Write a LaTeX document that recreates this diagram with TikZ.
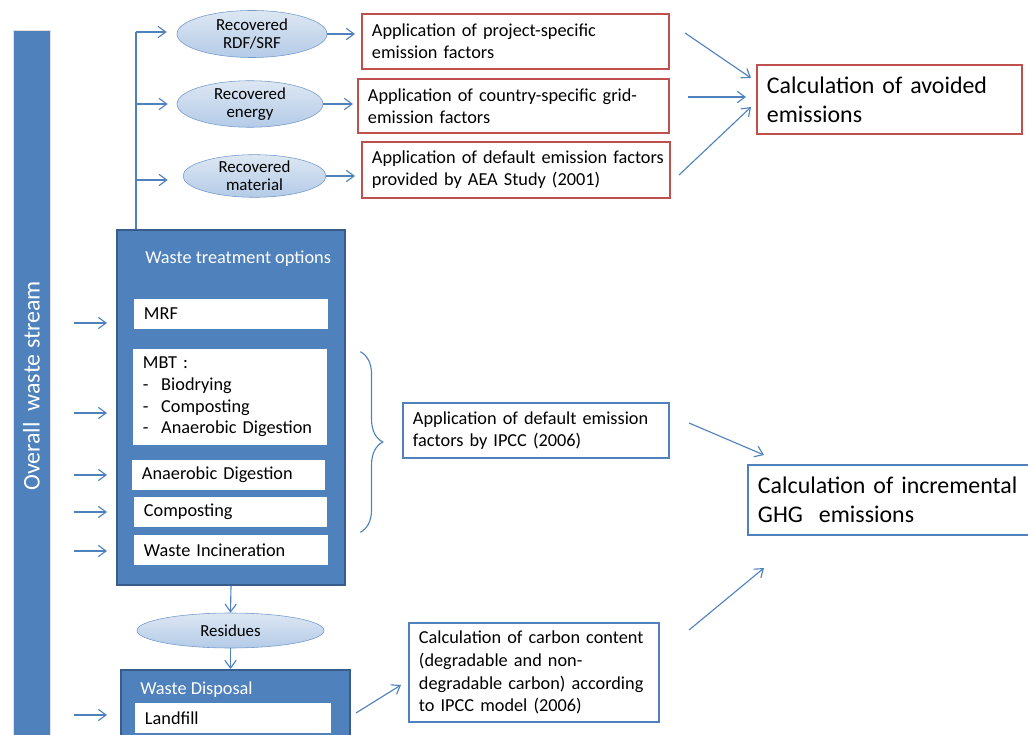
\documentclass[tikz,border=0pt]{standalone}
\usepackage{fontspec}
\setmainfont{Carlito}
\usepackage{tikz}
\usetikzlibrary{shapes.geometric, positioning}
\usetikzlibrary{arrows.meta, calc, decorations.pathreplacing}

\definecolor{wsblue}{HTML}{4F81BD}
\definecolor{wsdark}{HTML}{385D8A}
\definecolor{wsred}{HTML}{C0504D}
\definecolor{wslight}{HTML}{DDE7F3}
\definecolor{wsmid}{HTML}{B4CBE7}
\hyphenpenalty=10000

\begin{document}
\begin{tikzpicture}[
        x=0.025cm, y=-0.025cm,
        font=\fontsize{13}{15.5}\selectfont,
        arr/.style={draw=wsblue, line width=0.8pt, -{Straight Barb[length=5.5pt, width=8pt]}},
        redbox/.style={draw=wsred, line width=1.4pt, align=left, inner xsep=0.25cm, inner ysep=0pt},
        bluebox/.style={draw=wsblue, line width=1.4pt, align=left, inner xsep=0.25cm, inner ysep=0pt},
        outcome/.style={font=\fontsize{17}{20.6}\selectfont},
        optbox/.style={fill=white, align=left, inner xsep=0.25cm, inner ysep=0pt, minimum height=0.75cm},
        group/.style={fill=wsblue, draw=wsdark, line width=1.4pt},
        recovered/.style={ellipse, draw=wsblue!80, top color=wslight, bottom color=wsmid, align=center, inner sep=0pt, font=\fontsize{12}{13}\selectfont}
    ]
        \useasboundingbox (0,0) rectangle (1028,735);

        \node[fill=wsblue, draw=black!12, line width=0.6pt, rotate=90, minimum width=17.75cm, minimum height=0.925cm, text=white, font=\fontsize{17}{20}\selectfont] (stream) at (31.5,386) {Overall\ \ waste stream};

        % treatment and disposal
        \node[group, minimum width=5.7cm, minimum height=8.875cm] (treat) at (231,407.5) {};
        \node[anchor=west, text=white, inner sep=0pt] (treattitle) at (145,259) {Waste treatment options};
        \node[optbox, text width=4.35cm] (mrf) at (231,314) {MRF};
        \node[optbox, text width=4.35cm, minimum height=2.4cm] (mbt) at (230,397) {MBT :\\\makebox[13pt][l]{-}Biodrying\\\makebox[13pt][l]{-}Composting\\\makebox[13pt][l]{-}Anaerobic Digestion};
        \node[optbox, text width=4.325cm] (ad) at (228.5,475) {Anaerobic Digestion};
        \node[optbox, text width=4.325cm] (comp) at (230.5,512) {Composting};
        \node[optbox, text width=4.35cm] (inc) at (231,550) {Waste Incineration};

        \node[recovered, minimum width=4.675cm, minimum height=0.875cm] (residues) at (230.5,630.5) {Residues};
        \node[group, minimum width=5.725cm, minimum height=2cm] (disp) at (235.5,710) {};
        \node[anchor=west, text=white, inner sep=0pt] (disptitle) at (140,690) {Waste Disposal};
        \node[optbox, text width=4.4cm] (land) at (233,718) {Landfill};

        % recovered streams
        \node[recovered, minimum width=3.75cm, minimum height=1.175cm] (rdf) at (252,34) {Recovered\\RDF/SRF};
        \node[recovered, minimum width=3.65cm, minimum height=1.15cm] (energy) at (250,104) {Recovered\\energy};
        \node[recovered, minimum width=3.575cm, minimum height=1.05cm] (material) at (254.5,176) {Recovered\\material};

        \node[redbox, text width=7.175cm, minimum height=1.375cm] (app1) at (515.5,41.5) {Application of project-specific\\emission factors};
        \node[redbox, text width=7.275cm, minimum height=1.35cm] (app2) at (513.5,106) {Application of country-specific grid-\\emission factors};
        \node[redbox, text width=7.2cm, minimum height=1.4cm] (app3) at (516,170) {\mbox{Application of default emission factors}\\provided by AEA Study (2001)};
        \node[redbox, outcome, text width=6.125cm, minimum height=1.725cm] (avoided) at (889.5,99.5) {Calculation of avoided\\emissions};

        \node[bluebox, text width=6.15cm, minimum height=1.375cm] (ipcc) at (536,430.5) {Application of default emission\\factors by IPCC (2006)};
        \node[bluebox, outcome, text width=6.6cm, minimum height=1.75cm] (incr) at (890,500) {Calculation of incremental\\GHG\ \ emissions};
        \node[bluebox, text width=5.75cm, minimum height=2.475cm, font=\fontsize{13}{16.3}\selectfont] (carbon) at (534,672.5) {Calculation of carbon content\\(degradable and non-\\degradable carbon) according\\to IPCC model (2006)};

        \coordinate (trunk) at (136,32);
        \draw[draw=wsblue, line width=0.8pt] (trunk |- treat.north) -- (trunk);
        \draw[arr] (trunk) -- ($(rdf.west)+(-10,-2)$);
        \draw[arr] (trunk |- energy) -- ($(energy.west)+(-9,0)$);
        \draw[arr] ($(trunk |- material)+(0,4)$) -- ($(material.west)+(-15,4)$);

        \draw[arr] (rdf.east) -- ($(rdf.east -| app1.west)+(-6,0)$);
        \draw[arr] (energy.east) -- ($(energy.east -| app2.west)+(-4,0)$);
        \draw[arr] (material.east) -- ($(material.east -| app3.west)+(-6,0)$);

        \draw[arr] ($(app1.east)+(15,-8.5)$) -- ($(avoided.west)+(-5,-21.5)$);
        \draw[arr] ($(app2.east)+(18,-9)$) -- ($(avoided.west)+(-10,-2.5)$);
        \draw[arr] ($(app3.east)+(8,5)$) -- ($(avoided.west)+(-5,7.5)$);

        \foreach \n/\dy in {mrf/9, mbt/16, ad/0, comp/0, inc/1}
            \draw[arr] ($(\n -| treat.west)+(-42,\dy)$) -- ($(\n -| treat.west)+(-9,\dy)$);
        \draw[arr] ($(land -| disp.west)+(-46,-3)$) -- ($(land -| disp.west)+(-13,-3)$);

        \draw[arr] (treat.south) -- (residues.north);
        \draw[arr] (residues.south) -- (residues.south |- disp.north);

        \draw[draw=wsblue, line width=0.8pt, decorate, decoration={brace, amplitude=16pt}] ($(mbt.north east)+(33,3)$) -- ($(comp.south east)+(33,5)$);

        \draw[arr] ($(ipcc.east)+(19,-7.5)$) -- ($(incr.west)+(17,-45)$);
        \draw[arr] ($(carbon.east)+(29,-42.5)$) -- ($(incr.west)+(17,68)$);
        \draw[arr] ($(disp.east)+(5,3)$) -- ($(carbon.west)+(-7,12.5)$);

    \end{tikzpicture}
\end{document}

※ ※ ※

**INSTRUCTIONS TO FOLLOW**: Reproduce each line exactly, please, except for any pictures.

**TASK RESPONSE**:
Write a LaTeX document that recreates this diagram with TikZ.
\documentclass[tikz,border=0pt]{standalone}
\usepackage{fontspec}
\setmainfont{Carlito}
\usepackage{tikz}
\usetikzlibrary{shapes.geometric, positioning}
\usetikzlibrary{arrows.meta, calc, decorations.pathreplacing}

\definecolor{wsblue}{HTML}{4F81BD}
\definecolor{wsdark}{HTML}{385D8A}
\definecolor{wsred}{HTML}{C0504D}
\definecolor{wslight}{HTML}{DDE7F3}
\definecolor{wsmid}{HTML}{B4CBE7}
\hyphenpenalty=10000

\begin{document}
\begin{tikzpicture}[
        x=0.025cm, y=-0.025cm,
        font=\fontsize{13}{15.5}\selectfont,
        arr/.style={draw=wsblue, line width=0.8pt, -{Straight Barb[length=5.5pt, width=8pt]}},
        redbox/.style={draw=wsred, line width=1.4pt, align=left, inner xsep=0.25cm, inner ysep=0pt},
        bluebox/.style={draw=wsblue, line width=1.4pt, align=left, inner xsep=0.25cm, inner ysep=0pt},
        outcome/.style={font=\fontsize{17}{20.6}\selectfont},
        optbox/.style={fill=white, align=left, inner xsep=0.25cm, inner ysep=0pt, minimum height=0.75cm},
        group/.style={fill=wsblue, draw=wsdark, line width=1.4pt},
        recovered/.style={ellipse, draw=wsblue!80, top color=wslight, bottom color=wsmid, align=center, inner sep=0pt, font=\fontsize{12}{13}\selectfont}
    ]
        \useasboundingbox (0,0) rectangle (1028,735);

        \node[fill=wsblue, draw=black!12, line width=0.6pt, rotate=90, minimum width=17.75cm, minimum height=0.925cm, text=white, font=\fontsize{17}{20}\selectfont] (stream) at (31.5,386) {Overall\ \ waste stream};

        % treatment and disposal
        \node[group, minimum width=5.7cm, minimum height=8.875cm] (treat) at (231,407.5) {};
        \node[anchor=west, text=white, inner sep=0pt] (treattitle) at (145,259) {Waste treatment options};
        \node[optbox, text width=4.35cm] (mrf) at (231,314) {MRF};
        \node[optbox, text width=4.35cm, minimum height=2.4cm] (mbt) at (230,397) {MBT :\\\makebox[13pt][l]{-}Biodrying\\\makebox[13pt][l]{-}Composting\\\makebox[13pt][l]{-}Anaerobic Digestion};
        \node[optbox, text width=4.325cm] (ad) at (228.5,475) {Anaerobic Digestion};
        \node[optbox, text width=4.325cm] (comp) at (230.5,512) {Composting};
        \node[optbox, text width=4.35cm] (inc) at (231,550) {Waste Incineration};

        \node[recovered, minimum width=4.675cm, minimum height=0.875cm] (residues) at (230.5,630.5) {Residues};
        \node[group, minimum width=5.725cm, minimum height=2cm] (disp) at (235.5,710) {};
        \node[anchor=west, text=white, inner sep=0pt] (disptitle) at (140,690) {Waste Disposal};
        \node[optbox, text width=4.4cm] (land) at (233,718) {Landfill};

        % recovered streams
        \node[recovered, minimum width=3.75cm, minimum height=1.175cm] (rdf) at (252,34) {Recovered\\RDF/SRF};
        \node[recovered, minimum width=3.65cm, minimum height=1.15cm] (energy) at (250,104) {Recovered\\energy};
        \node[recovered, minimum width=3.575cm, minimum height=1.05cm] (material) at (254.5,176) {Recovered\\material};

        \node[redbox, text width=7.175cm, minimum height=1.375cm] (app1) at (515.5,41.5) {Application of project-specific\\emission factors};
        \node[redbox, text width=7.275cm, minimum height=1.35cm] (app2) at (513.5,106) {Application of country-specific grid-\\emission factors};
        \node[redbox, text width=7.2cm, minimum height=1.4cm] (app3) at (516,170) {\mbox{Application of default emission factors}\\provided by AEA Study (2001)};
        \node[redbox, outcome, text width=6.125cm, minimum height=1.725cm] (avoided) at (889.5,99.5) {Calculation of avoided\\emissions};

        \node[bluebox, text width=6.15cm, minimum height=1.375cm] (ipcc) at (536,430.5) {Application of default emission\\factors by IPCC (2006)};
        \node[bluebox, outcome, text width=6.6cm, minimum height=1.75cm] (incr) at (890,500) {Calculation of incremental\\GHG\ \ emissions};
        \node[bluebox, text width=5.75cm, minimum height=2.475cm, font=\fontsize{13}{16.3}\selectfont] (carbon) at (534,672.5) {Calculation of carbon content\\(degradable and non-\\degradable carbon) according\\to IPCC model (2006)};

        \coordinate (trunk) at (136,32);
        \draw[draw=wsblue, line width=0.8pt] (trunk |- treat.north) -- (trunk);
        \draw[arr] (trunk) -- ($(rdf.west)+(-10,-2)$);
        \draw[arr] (trunk |- energy) -- ($(energy.west)+(-9,0)$);
        \draw[arr] ($(trunk |- material)+(0,4)$) -- ($(material.west)+(-15,4)$);

        \draw[arr] (rdf.east) -- ($(rdf.east -| app1.west)+(-6,0)$);
        \draw[arr] (energy.east) -- ($(energy.east -| app2.west)+(-4,0)$);
        \draw[arr] (material.east) -- ($(material.east -| app3.west)+(-6,0)$);

        \draw[arr] ($(app1.east)+(15,-8.5)$) -- ($(avoided.west)+(-5,-21.5)$);
        \draw[arr] ($(app2.east)+(18,-9)$) -- ($(avoided.west)+(-10,-2.5)$);
        \draw[arr] ($(app3.east)+(8,5)$) -- ($(avoided.west)+(-5,7.5)$);

        \foreach \n/\dy in {mrf/9, mbt/16, ad/0, comp/0, inc/1}
            \draw[arr] ($(\n -| treat.west)+(-42,\dy)$) -- ($(\n -| treat.west)+(-9,\dy)$);
        \draw[arr] ($(land -| disp.west)+(-46,-3)$) -- ($(land -| disp.west)+(-13,-3)$);

        \draw[arr] (treat.south) -- (residues.north);
        \draw[arr] (residues.south) -- (residues.south |- disp.north);

        \draw[draw=wsblue, line width=0.8pt, decorate, decoration={brace, amplitude=16pt}] ($(mbt.north east)+(33,3)$) -- ($(comp.south east)+(33,5)$);

        \draw[arr] ($(ipcc.east)+(19,-7.5)$) -- ($(incr.west)+(17,-45)$);
        \draw[arr] ($(carbon.east)+(29,-42.5)$) -- ($(incr.west)+(17,68)$);
        \draw[arr] ($(disp.east)+(5,3)$) -- ($(carbon.west)+(-7,12.5)$);

    \end{tikzpicture}
\end{document}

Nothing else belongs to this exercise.